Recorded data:
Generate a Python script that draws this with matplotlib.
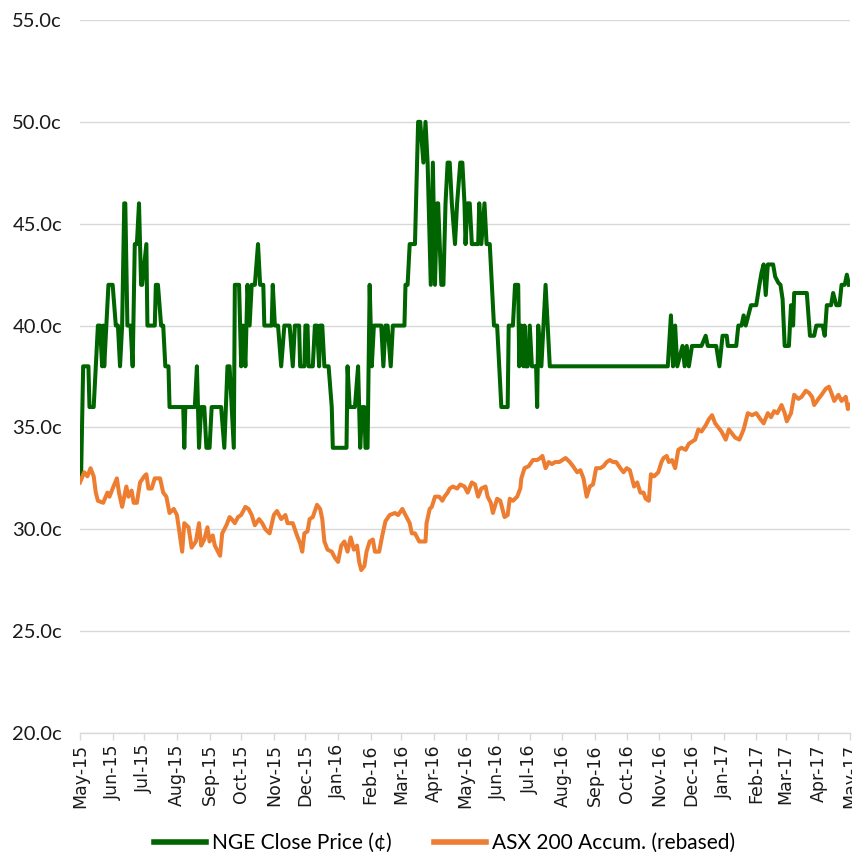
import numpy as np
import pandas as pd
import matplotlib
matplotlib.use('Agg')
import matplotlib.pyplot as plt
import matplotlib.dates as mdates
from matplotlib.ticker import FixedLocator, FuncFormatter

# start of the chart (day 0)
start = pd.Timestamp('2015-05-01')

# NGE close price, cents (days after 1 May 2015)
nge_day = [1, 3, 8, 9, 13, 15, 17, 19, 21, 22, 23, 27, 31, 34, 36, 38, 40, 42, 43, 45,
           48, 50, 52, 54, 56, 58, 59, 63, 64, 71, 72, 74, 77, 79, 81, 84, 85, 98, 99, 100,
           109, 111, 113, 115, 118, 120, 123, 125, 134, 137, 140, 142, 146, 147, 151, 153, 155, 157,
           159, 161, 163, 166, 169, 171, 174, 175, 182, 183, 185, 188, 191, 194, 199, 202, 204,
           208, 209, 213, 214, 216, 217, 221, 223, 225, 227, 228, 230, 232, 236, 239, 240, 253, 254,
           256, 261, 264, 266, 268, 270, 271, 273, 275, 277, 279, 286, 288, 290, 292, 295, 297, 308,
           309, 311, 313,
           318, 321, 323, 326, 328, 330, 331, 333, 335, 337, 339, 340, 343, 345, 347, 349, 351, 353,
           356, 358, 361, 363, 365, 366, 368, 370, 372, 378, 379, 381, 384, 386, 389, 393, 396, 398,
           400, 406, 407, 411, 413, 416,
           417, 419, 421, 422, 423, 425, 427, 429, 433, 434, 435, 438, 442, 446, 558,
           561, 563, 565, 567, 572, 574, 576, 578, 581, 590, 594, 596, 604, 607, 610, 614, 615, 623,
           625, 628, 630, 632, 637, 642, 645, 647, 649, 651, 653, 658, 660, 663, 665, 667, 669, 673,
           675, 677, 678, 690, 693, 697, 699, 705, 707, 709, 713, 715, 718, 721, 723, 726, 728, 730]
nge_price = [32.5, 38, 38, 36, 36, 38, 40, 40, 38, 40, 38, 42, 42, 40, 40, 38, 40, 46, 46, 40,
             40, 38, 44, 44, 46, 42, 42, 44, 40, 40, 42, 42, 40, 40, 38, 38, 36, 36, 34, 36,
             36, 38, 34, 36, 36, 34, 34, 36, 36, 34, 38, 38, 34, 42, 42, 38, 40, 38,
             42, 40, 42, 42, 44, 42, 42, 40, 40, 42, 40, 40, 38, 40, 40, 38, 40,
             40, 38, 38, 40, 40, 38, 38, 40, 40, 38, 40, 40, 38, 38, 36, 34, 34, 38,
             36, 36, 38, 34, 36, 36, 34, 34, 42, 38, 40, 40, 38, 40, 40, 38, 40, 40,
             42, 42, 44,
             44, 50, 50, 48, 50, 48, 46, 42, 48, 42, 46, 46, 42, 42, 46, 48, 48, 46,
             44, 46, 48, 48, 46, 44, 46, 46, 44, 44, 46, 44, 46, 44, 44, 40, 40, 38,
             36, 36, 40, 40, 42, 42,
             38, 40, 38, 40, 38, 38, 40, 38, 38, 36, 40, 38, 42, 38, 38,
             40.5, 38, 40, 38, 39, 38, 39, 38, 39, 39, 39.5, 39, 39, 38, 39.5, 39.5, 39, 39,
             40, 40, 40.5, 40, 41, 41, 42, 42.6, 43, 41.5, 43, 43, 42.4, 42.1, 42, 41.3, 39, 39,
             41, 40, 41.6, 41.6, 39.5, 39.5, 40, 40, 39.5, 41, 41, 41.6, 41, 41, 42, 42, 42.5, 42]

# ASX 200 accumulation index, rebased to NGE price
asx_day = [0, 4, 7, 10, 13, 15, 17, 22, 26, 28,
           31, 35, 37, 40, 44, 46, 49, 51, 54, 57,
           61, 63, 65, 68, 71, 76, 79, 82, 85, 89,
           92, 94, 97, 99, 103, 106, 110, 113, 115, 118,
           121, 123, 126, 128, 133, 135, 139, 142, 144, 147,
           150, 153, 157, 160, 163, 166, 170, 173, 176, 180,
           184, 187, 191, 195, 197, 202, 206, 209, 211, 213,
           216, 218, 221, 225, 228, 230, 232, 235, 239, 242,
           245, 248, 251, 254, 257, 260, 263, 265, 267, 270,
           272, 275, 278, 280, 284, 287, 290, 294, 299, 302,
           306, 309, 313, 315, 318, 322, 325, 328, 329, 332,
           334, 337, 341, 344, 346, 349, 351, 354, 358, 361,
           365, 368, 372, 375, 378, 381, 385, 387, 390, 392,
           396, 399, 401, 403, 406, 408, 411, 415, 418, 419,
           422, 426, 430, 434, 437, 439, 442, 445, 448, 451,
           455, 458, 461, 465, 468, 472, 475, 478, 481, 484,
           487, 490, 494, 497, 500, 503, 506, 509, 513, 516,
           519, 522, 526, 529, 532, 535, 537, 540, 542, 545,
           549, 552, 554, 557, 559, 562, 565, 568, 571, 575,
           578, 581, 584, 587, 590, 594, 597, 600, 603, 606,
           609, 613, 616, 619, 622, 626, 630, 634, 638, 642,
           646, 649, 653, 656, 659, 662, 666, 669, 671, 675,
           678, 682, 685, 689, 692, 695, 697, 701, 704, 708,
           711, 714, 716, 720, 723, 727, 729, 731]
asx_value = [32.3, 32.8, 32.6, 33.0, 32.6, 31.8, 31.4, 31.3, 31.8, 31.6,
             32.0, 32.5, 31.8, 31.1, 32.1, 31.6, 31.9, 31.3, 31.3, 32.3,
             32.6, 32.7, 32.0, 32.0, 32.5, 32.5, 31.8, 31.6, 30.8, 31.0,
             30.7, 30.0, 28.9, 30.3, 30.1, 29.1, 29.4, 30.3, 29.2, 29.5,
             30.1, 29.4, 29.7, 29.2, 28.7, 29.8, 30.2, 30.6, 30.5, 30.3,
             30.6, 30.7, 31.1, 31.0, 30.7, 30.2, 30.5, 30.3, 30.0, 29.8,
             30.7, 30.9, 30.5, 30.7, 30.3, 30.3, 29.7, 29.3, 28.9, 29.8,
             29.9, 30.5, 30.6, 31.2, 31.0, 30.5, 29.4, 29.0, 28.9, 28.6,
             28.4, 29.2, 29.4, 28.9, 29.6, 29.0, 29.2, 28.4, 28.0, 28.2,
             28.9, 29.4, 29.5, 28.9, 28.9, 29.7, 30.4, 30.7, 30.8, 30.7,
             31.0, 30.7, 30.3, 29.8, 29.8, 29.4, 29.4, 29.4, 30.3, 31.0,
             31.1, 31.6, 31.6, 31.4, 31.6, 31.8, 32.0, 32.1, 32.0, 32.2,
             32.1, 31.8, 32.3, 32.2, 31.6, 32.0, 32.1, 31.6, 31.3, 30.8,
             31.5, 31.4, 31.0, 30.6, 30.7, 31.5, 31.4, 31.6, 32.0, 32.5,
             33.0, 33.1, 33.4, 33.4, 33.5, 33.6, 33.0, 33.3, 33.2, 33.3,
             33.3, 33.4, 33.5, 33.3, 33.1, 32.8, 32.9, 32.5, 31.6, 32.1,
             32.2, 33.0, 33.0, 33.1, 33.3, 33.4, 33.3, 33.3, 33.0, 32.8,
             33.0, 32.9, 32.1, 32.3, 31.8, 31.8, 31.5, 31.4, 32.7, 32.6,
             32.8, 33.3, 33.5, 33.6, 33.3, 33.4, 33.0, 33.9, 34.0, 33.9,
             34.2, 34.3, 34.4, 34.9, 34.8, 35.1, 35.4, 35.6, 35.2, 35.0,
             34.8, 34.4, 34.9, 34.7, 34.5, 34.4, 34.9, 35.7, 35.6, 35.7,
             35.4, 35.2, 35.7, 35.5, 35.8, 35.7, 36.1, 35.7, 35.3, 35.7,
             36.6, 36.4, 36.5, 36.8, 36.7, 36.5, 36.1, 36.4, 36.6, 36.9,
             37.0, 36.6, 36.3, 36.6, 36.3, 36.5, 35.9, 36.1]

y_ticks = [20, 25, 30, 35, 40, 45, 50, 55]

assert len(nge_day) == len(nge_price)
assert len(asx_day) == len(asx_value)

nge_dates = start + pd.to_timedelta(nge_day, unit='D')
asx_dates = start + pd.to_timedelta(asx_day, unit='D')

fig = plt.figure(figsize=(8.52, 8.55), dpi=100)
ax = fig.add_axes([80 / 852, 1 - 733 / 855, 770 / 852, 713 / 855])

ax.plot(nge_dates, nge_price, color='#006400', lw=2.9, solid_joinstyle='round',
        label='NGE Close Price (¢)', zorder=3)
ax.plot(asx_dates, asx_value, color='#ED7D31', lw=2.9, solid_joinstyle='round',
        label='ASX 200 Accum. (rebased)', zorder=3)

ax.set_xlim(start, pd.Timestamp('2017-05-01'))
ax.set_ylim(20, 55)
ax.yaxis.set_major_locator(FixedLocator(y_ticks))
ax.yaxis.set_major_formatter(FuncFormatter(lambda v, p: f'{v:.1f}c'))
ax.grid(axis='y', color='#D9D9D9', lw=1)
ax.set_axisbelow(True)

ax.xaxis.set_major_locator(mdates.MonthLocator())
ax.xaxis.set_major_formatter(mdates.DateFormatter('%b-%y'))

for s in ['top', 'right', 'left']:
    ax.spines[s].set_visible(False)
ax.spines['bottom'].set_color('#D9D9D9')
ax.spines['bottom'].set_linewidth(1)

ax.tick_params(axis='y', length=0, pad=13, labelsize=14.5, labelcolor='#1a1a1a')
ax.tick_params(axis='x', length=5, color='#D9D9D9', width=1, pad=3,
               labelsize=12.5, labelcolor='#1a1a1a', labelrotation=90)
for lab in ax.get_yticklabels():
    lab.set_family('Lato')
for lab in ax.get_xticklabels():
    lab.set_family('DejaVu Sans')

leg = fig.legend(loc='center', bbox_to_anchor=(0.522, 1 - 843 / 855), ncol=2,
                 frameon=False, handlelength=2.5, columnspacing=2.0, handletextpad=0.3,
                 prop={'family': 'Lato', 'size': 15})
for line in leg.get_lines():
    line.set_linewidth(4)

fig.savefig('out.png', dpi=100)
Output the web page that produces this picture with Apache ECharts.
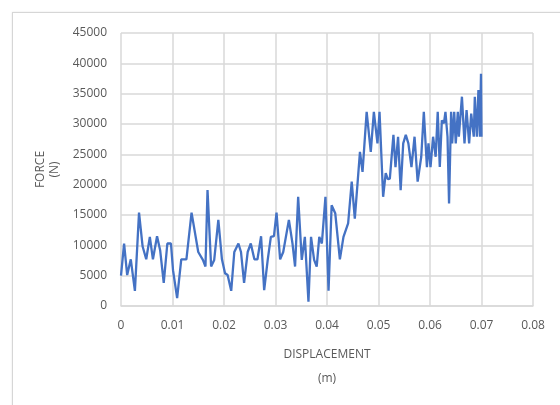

> **The exercise**: Show every line from the listing above in which the string "that" appears.

> **The result**:
Generate a Python script that draws this with matplotlib.
Output the web page that produces this picture with Apache ECharts.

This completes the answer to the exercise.